Reading through various news blogs the last few days, I keep finding these little items that really get under my skin. William Saletan (whose excellent column in Slate should be a required read for anyone interested in bio-tech and science in the mainstream) wrote yesterday on the FDA approval of Lybrel, the first birth control pill designed specifically to end monthly bleeding from menstruation. While I certainly can’t speak with authority on the matter, I will say that having two daughters has made me look at these issues with a great deal more interest than ever before, and I can’t help wondering what kind of underlying message a pill like this sends to women and young girls. Is it liberating or just more evidence of our need to completely sublimate our physical bodies into something wholly separate from our minds? Would this even be a discussion were it not for a long-standing social reinforcement that it’s the intricacies of female biology that somehow make them less than men?
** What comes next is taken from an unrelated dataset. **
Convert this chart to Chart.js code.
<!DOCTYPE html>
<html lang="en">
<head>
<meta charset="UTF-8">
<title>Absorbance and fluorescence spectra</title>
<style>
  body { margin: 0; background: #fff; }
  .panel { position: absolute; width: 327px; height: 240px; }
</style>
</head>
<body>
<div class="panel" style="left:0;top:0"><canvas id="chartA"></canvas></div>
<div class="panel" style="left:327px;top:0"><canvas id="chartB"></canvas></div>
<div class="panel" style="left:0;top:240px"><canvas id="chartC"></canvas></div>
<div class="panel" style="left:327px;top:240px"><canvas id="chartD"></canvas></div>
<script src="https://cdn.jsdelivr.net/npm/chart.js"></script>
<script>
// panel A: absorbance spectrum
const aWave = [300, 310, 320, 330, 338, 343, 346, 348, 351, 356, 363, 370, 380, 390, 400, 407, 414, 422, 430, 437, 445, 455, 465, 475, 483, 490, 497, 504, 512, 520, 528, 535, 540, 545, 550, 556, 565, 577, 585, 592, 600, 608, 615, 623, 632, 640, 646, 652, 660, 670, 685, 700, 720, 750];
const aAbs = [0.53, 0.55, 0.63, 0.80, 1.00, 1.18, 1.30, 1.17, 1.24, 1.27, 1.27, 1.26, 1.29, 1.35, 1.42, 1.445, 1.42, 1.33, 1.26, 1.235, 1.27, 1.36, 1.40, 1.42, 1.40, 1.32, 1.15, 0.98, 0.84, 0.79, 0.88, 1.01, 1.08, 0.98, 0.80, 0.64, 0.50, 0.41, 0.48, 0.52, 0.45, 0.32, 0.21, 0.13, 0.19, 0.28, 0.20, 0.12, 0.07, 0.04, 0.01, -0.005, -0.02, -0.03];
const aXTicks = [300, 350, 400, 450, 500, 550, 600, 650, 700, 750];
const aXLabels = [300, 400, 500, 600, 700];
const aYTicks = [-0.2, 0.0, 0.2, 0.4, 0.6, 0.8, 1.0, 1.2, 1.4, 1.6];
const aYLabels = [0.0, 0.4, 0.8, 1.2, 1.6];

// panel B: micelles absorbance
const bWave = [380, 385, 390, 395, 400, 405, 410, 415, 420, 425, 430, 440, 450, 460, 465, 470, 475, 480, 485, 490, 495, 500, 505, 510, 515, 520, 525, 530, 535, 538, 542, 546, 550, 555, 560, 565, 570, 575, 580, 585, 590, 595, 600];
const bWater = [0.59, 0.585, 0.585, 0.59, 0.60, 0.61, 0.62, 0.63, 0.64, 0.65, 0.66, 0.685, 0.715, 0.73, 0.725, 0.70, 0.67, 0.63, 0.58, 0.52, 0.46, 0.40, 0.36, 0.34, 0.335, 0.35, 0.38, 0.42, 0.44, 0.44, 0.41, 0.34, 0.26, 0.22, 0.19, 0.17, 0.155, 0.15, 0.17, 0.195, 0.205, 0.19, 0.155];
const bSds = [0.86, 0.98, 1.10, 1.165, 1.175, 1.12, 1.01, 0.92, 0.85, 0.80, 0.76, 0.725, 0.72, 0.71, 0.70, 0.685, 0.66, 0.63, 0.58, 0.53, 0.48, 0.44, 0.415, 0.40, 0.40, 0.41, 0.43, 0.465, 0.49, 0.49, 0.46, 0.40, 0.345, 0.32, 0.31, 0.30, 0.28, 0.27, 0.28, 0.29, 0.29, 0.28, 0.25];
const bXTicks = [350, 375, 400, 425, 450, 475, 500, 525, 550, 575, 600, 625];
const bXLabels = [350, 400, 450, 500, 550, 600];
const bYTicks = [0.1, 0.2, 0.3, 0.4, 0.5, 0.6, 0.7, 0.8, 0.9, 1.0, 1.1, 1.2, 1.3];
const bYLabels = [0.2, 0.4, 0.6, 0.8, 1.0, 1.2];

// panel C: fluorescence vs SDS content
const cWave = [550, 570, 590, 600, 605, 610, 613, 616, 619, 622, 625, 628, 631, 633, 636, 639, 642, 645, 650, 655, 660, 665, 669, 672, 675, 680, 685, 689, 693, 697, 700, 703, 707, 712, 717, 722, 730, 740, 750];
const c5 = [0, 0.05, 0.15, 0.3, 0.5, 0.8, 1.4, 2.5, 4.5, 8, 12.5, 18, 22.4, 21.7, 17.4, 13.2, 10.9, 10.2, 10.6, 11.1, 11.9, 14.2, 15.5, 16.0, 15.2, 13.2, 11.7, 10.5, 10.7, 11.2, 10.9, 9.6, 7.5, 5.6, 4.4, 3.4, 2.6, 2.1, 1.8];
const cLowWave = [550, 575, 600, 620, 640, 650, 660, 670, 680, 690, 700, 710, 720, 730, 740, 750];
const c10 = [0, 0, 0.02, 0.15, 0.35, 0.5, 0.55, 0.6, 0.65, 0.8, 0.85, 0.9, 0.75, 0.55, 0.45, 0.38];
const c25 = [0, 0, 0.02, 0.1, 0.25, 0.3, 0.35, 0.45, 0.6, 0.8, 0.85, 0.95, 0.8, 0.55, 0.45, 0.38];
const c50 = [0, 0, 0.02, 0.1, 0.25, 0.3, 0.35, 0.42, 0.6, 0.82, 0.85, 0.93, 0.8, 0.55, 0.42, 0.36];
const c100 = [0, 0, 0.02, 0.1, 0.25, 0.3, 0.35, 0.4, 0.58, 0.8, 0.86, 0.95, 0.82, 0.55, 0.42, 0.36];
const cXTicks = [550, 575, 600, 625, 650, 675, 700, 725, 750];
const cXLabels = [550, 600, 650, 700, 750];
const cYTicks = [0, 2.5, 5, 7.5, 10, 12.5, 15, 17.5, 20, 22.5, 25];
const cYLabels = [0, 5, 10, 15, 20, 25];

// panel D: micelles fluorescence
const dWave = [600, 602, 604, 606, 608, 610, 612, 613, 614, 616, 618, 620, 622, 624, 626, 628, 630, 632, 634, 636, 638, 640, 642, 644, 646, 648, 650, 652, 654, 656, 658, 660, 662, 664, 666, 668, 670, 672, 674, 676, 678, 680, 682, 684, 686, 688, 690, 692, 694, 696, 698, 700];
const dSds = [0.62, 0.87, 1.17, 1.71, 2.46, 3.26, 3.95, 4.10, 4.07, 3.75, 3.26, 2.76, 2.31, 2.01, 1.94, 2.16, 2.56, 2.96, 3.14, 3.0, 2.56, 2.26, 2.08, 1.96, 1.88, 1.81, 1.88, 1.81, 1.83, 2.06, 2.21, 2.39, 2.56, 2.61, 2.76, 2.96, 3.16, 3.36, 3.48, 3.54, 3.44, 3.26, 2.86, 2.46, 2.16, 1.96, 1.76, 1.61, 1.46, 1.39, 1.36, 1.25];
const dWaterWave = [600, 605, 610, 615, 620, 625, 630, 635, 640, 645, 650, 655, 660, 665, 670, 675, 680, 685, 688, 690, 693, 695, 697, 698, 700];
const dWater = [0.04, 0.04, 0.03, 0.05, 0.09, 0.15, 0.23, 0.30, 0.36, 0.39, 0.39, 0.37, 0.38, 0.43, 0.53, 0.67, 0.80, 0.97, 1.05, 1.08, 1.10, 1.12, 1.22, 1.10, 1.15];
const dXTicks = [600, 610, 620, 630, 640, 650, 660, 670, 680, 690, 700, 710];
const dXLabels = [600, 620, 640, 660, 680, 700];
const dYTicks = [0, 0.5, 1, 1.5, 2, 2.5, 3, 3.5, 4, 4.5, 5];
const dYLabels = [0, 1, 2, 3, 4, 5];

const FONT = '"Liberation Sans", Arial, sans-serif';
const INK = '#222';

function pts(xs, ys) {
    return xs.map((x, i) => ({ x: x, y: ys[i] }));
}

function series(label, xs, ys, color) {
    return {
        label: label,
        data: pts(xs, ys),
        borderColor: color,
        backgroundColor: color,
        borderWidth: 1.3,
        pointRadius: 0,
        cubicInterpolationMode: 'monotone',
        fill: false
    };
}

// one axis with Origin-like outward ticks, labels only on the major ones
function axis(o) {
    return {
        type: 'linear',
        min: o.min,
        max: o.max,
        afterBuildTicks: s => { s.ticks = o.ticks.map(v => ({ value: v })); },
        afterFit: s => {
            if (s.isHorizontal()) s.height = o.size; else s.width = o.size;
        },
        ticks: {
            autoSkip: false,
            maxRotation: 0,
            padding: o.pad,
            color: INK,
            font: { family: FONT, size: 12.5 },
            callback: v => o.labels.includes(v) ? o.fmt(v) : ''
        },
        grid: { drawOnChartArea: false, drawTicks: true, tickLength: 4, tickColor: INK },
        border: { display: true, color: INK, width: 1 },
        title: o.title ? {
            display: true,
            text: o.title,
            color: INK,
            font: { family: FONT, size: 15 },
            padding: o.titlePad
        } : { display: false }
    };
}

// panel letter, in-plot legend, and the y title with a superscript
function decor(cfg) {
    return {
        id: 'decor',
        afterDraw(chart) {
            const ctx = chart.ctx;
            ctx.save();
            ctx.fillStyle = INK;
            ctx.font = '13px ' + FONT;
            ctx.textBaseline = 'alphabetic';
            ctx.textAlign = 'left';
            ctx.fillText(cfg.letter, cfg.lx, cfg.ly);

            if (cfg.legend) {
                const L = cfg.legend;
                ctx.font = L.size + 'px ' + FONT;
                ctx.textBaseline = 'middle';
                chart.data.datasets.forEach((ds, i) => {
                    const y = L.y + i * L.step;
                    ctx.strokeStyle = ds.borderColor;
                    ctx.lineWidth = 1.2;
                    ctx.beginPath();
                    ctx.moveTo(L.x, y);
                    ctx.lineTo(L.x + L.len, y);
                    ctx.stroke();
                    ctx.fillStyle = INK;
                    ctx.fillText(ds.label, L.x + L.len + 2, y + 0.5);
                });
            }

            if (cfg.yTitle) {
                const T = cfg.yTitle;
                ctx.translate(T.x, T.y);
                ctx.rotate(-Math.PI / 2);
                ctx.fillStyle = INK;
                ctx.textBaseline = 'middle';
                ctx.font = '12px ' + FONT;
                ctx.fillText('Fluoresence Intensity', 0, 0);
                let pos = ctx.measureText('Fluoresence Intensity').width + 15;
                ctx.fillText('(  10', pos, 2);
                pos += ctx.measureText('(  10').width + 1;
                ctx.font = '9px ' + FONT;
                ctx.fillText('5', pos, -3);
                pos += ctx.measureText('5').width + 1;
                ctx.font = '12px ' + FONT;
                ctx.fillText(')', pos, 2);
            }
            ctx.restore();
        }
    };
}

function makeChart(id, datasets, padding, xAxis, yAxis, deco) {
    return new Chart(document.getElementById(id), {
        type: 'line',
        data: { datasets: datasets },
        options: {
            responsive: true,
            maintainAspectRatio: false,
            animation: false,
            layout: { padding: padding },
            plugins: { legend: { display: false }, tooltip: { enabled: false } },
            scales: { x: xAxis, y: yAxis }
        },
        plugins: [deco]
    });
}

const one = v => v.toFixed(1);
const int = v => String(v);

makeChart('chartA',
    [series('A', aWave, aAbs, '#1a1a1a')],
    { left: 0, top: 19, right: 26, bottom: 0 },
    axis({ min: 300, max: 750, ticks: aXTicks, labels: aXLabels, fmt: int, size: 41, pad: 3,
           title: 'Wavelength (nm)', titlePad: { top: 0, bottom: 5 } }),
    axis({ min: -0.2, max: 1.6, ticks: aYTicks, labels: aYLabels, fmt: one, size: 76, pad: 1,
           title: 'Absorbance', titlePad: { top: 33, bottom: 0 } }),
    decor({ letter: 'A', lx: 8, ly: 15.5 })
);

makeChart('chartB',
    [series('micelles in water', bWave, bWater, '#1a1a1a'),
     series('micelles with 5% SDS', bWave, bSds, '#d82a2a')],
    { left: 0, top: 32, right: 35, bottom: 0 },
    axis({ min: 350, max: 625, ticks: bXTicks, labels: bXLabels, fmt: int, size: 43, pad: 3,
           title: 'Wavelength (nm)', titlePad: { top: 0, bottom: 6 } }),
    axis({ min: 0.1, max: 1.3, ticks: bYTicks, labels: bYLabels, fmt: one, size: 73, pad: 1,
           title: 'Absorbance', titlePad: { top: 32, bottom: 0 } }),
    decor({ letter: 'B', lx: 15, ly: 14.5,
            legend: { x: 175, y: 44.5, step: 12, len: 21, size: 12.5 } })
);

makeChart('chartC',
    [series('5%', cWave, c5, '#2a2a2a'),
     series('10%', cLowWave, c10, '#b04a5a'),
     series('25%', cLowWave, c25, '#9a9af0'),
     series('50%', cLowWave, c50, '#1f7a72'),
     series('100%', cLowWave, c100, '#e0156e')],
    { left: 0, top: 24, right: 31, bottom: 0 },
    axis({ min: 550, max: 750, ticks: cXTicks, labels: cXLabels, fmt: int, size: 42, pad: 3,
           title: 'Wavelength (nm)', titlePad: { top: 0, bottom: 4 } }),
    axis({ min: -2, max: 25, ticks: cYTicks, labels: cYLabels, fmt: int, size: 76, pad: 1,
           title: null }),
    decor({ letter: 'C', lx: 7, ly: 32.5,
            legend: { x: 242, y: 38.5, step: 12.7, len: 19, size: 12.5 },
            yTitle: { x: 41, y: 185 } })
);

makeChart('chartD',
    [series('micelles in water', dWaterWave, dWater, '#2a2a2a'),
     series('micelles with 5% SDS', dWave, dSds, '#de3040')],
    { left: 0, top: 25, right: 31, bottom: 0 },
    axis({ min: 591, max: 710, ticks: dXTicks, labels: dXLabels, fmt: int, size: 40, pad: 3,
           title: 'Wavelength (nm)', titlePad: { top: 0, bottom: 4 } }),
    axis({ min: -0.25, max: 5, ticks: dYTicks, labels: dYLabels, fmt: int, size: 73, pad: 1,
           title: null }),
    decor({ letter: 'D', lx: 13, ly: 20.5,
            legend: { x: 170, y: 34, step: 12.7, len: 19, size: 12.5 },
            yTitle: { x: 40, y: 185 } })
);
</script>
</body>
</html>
As my girls get closer and closer to moving on to solid foods, I spend a great deal of time worrying about their diet. Thankfully, the EPA, the FDA, the National Academes, the USDA, and the Department of Health and Human Services have seen fit to reinforce that worry with their collaborative report on Children’s Chemical & Pesticide Exposure via Food Products which states such fun facts as :
– ….children receive 50% of their lifetime cancer risks in the first two years of life.
– According to [the] FDA, half of produce currently tested in grocery stores contains measurable residues of pesticides. Laboratory tests of eight industry-leader baby foods reveal the presence of 16 pesticides, including three carcinogens.
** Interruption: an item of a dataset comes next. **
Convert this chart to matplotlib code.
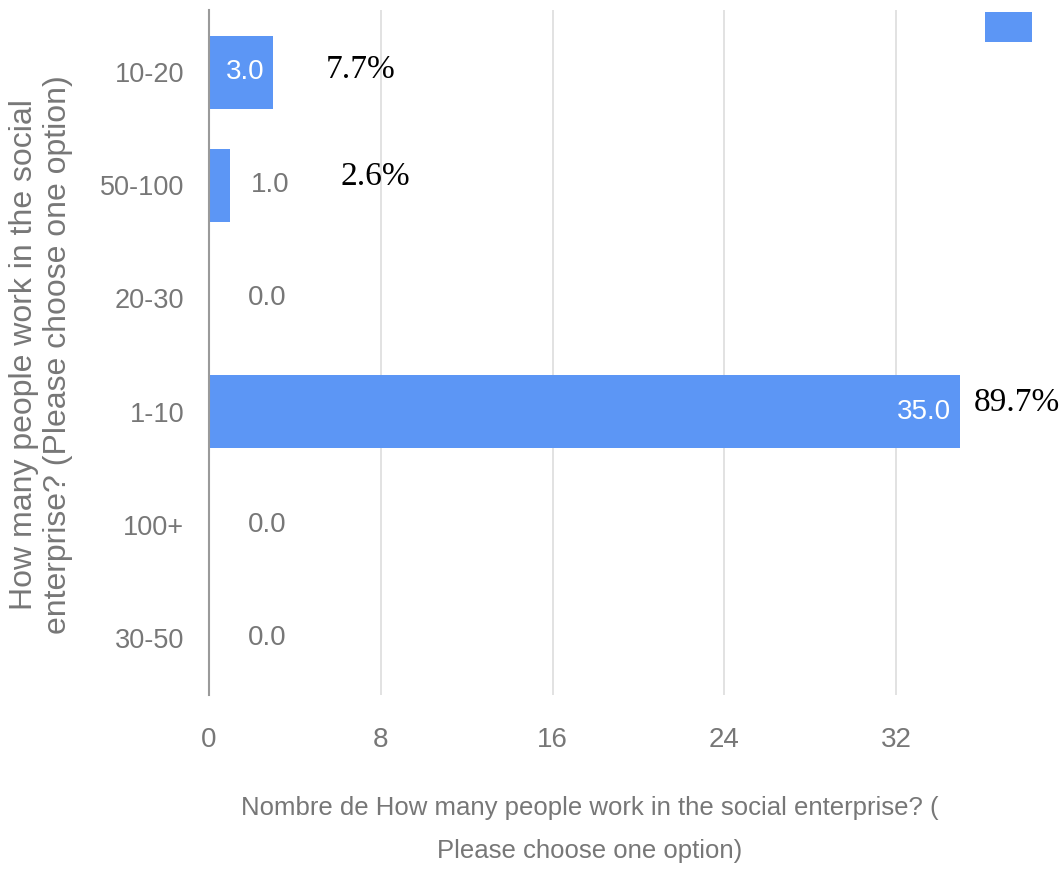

– In blood samples of children aged 2 to 4, concentrations of pesticide residues are six times higher in children eating conventionally farmed fruits and vegetables compared with those eating organic food.
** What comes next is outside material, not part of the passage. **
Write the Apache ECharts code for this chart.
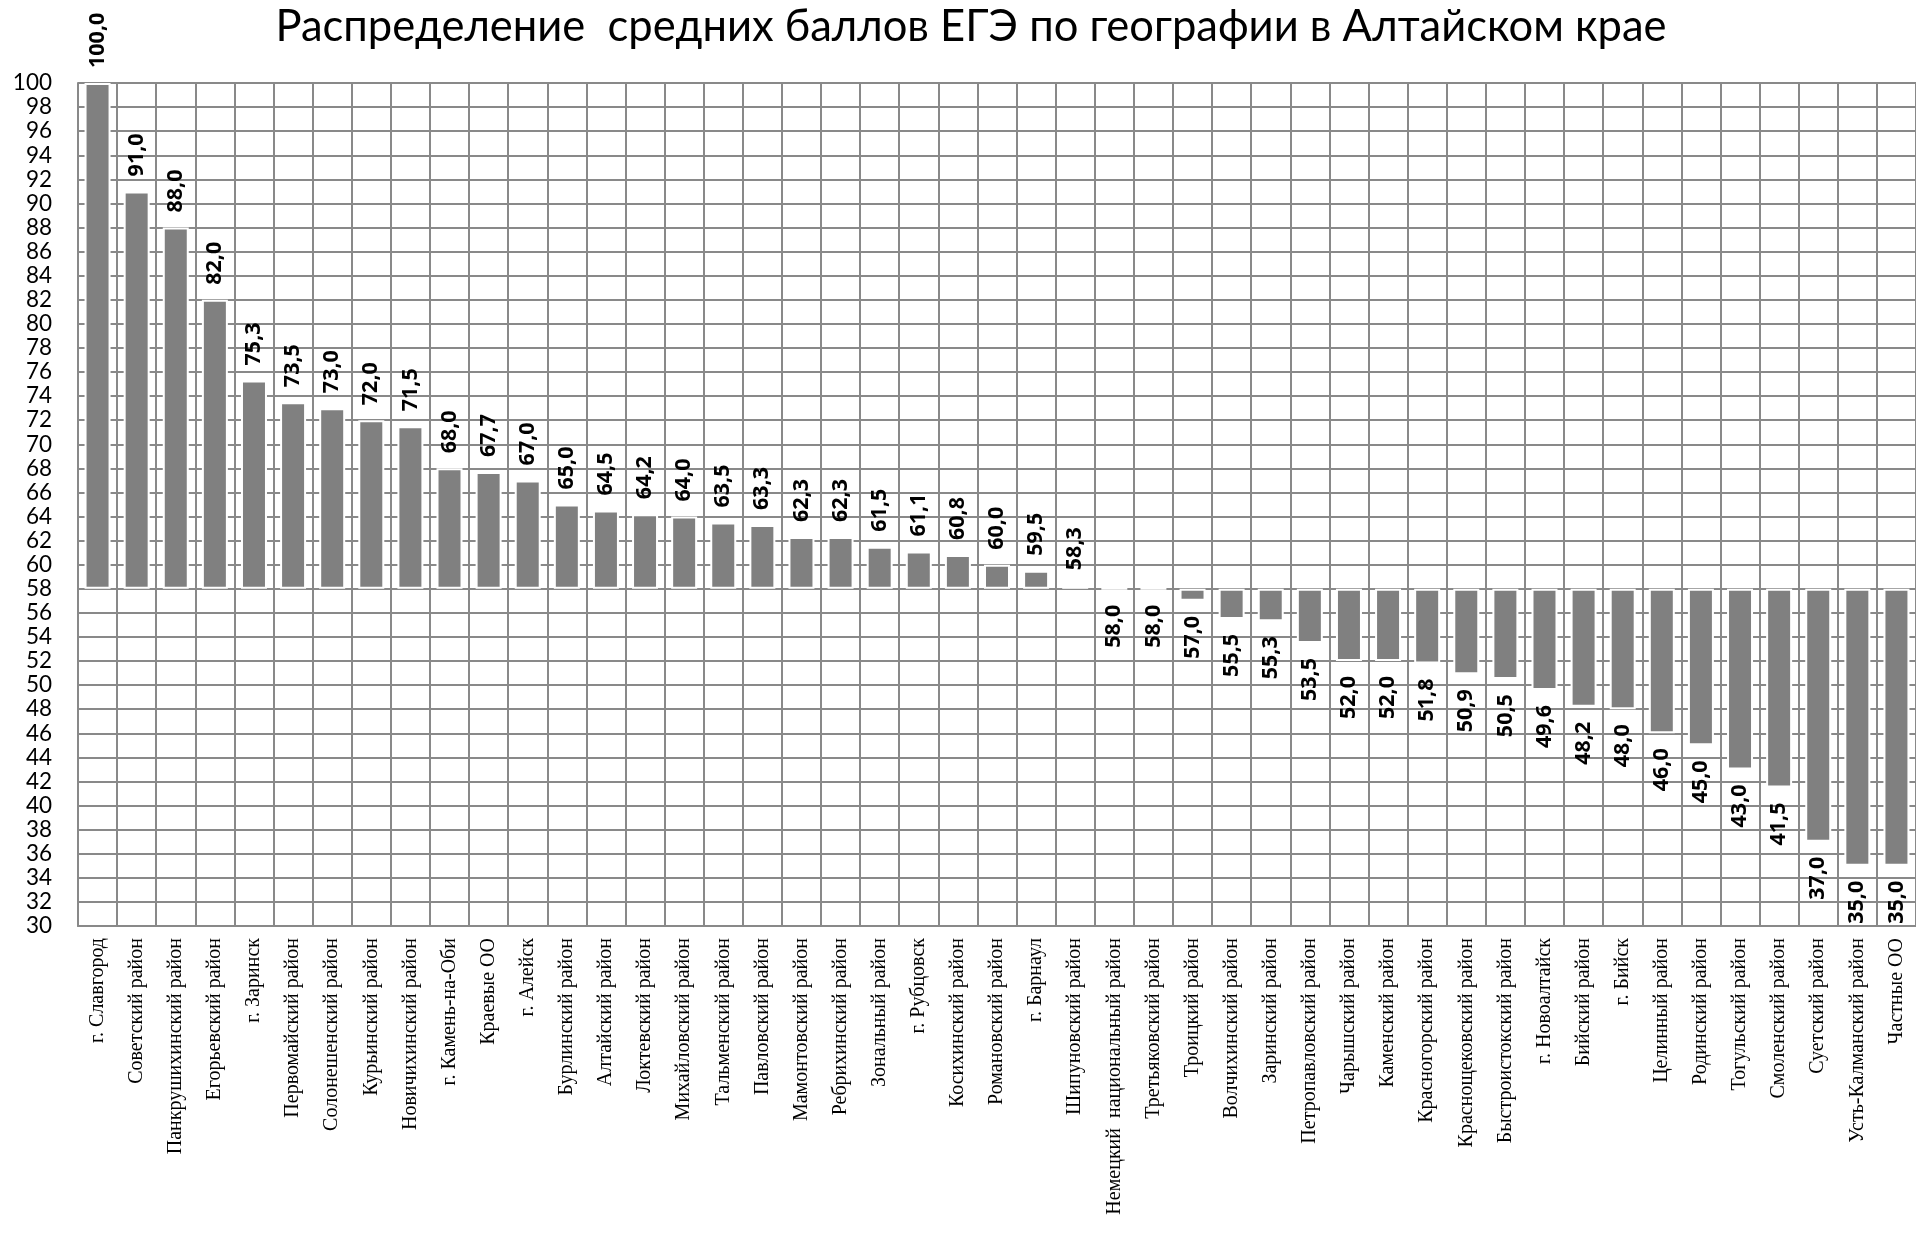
<!DOCTYPE html>
<html>
<head>
<meta charset="utf-8">
<script src="https://cdn.jsdelivr.net/npm/echarts@6/dist/echarts.min.js"></script>
<style>html,body{margin:0;padding:0;background:#fff}#c{width:1916px;height:1233px}</style>
</head>
<body>
<div id="c"></div>
<script>
const titleText = 'Распределение  средних баллов ЕГЭ по географии в Алтайском крае';
const categories = ['г. Славгород','Советский район','Панкрушихинский район','Егорьевский район','г. Заринск','Первомайский район','Солонешенский район','Курьинский район','Новичихинский район','г. Камень-на-Оби','Краевые ОО','г. Алейск','Бурлинский район','Алтайский район','Локтевский район','Михайловский район','Тальменский район','Павловский район','Мамонтовский район','Ребрихинский район','Зональный район','г. Рубцовск','Косихинский район','Романовский район','г. Барнаул','Шипуновский район','Немецкий  национальный район','Третьяковский район','Троицкий район','Волчихинский район','Заринский район','Петропавловский район','Чарышский район','Каменский район','Красногорский район','Краснощековский район','Быстроистокский район','г. Новоалтайск','Бийский район','г. Бийск','Целинный район','Родинский район','Тогульский район','Смоленский район','Суетский район','Усть-Калманский район','Частные ОО'];
const scores = [100.0,91.0,88.0,82.0,75.3,73.5,73.0,72.0,71.5,68.0,67.7,67.0,65.0,64.5,64.2,64.0,63.5,63.3,62.3,62.3,61.5,61.1,60.8,60.0,59.5,58.3,58.0,58.0,57.0,55.5,55.3,53.5,52.0,52.0,51.8,50.9,50.5,49.6,48.2,48.0,46.0,45.0,43.0,41.5,37.0,35.0,35.0];
const baseline = 58;
const axisMin = 30, axisMax = 100, axisStep = 2;

const fmt = v => (Math.round(v * 10) / 10).toFixed(1).replace('.', ',');
const data = scores.map(s => {
  const up = s > baseline;
  return {
    value: s - baseline,
    label: { position: up ? 'top' : 'bottom', align: up ? 'left' : 'right' }
  };
});

const gridColor = '#898989';
const chart = echarts.init(document.getElementById('c'), null, { renderer: 'canvas' });
chart.setOption({
  animation: false,
  backgroundColor: '#ffffff',
  title: {
    text: titleText, left: 966, top: 0, textAlign: 'center',
    textStyle: { fontFamily: 'Lato', fontWeight: 'normal', fontSize: 43.5, color: '#000' }
  },
  grid: { left: 78, right: 0, top: 83, bottom: 307, containLabel: false },
  xAxis: {
    type: 'category', data: categories, boundaryGap: true,
    axisLine: { onZero: false, lineStyle: { color: gridColor, width: 2 } },
    axisTick: { show: false },
    splitLine: { show: true, interval: 0, lineStyle: { color: gridColor, width: 2 } },
    axisLabel: {
      interval: 0, rotate: 90, margin: 12,
      fontFamily: 'Liberation Serif', fontSize: 20, color: '#000'
    }
  },
  yAxis: {
    type: 'value', min: axisMin - baseline, max: axisMax - baseline, interval: axisStep,
    axisLine: { show: true, lineStyle: { color: gridColor, width: 2 } },
    axisTick: { show: false },
    splitLine: { show: true, lineStyle: { color: gridColor, width: 2 } },
    axisLabel: {
      margin: 26, fontFamily: 'Lato', fontSize: 22.5, color: '#000',
      formatter: v => String(Math.round(v + baseline))
    }
  },
  series: [{
    type: 'bar', data: data, barWidth: 26,
    itemStyle: { color: '#808080', borderColor: '#ffffff', borderWidth: 2 },
    label: {
      show: true, rotate: 90, distance: 15, verticalAlign: 'middle',
      fontFamily: 'Open Sans', fontWeight: 'bold', fontSize: 21.5, color: '#000',
      formatter: p => fmt(p.value + baseline)
    }
  }]
});
</script>
</body>
</html>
– According to [the] Dept. of Health and Human Services, organophosphate pesticides (OP) are now found in the blood of 95% of Americans tested. OP levels are twice as high in blood samples taken from children than in adults. Exposure to OPs is linked to hyperactivity, behavior disorders, learning disabilities, developmental delays and motor dysfunction. OPs account for half of the insecticides used in the U.S.
– The CDC reports that one of the main sources of pesticide exposure for U.S. children comes from the food they eat.
Combine those fun facts with all the reports of contaminated foods being exported from China (and not being caught by customs), and I’m a step away from chucking it all and living on a farm. Who’s up for starting a cult?
Seriously, folks. These are the kinds of things that keep me awake at night.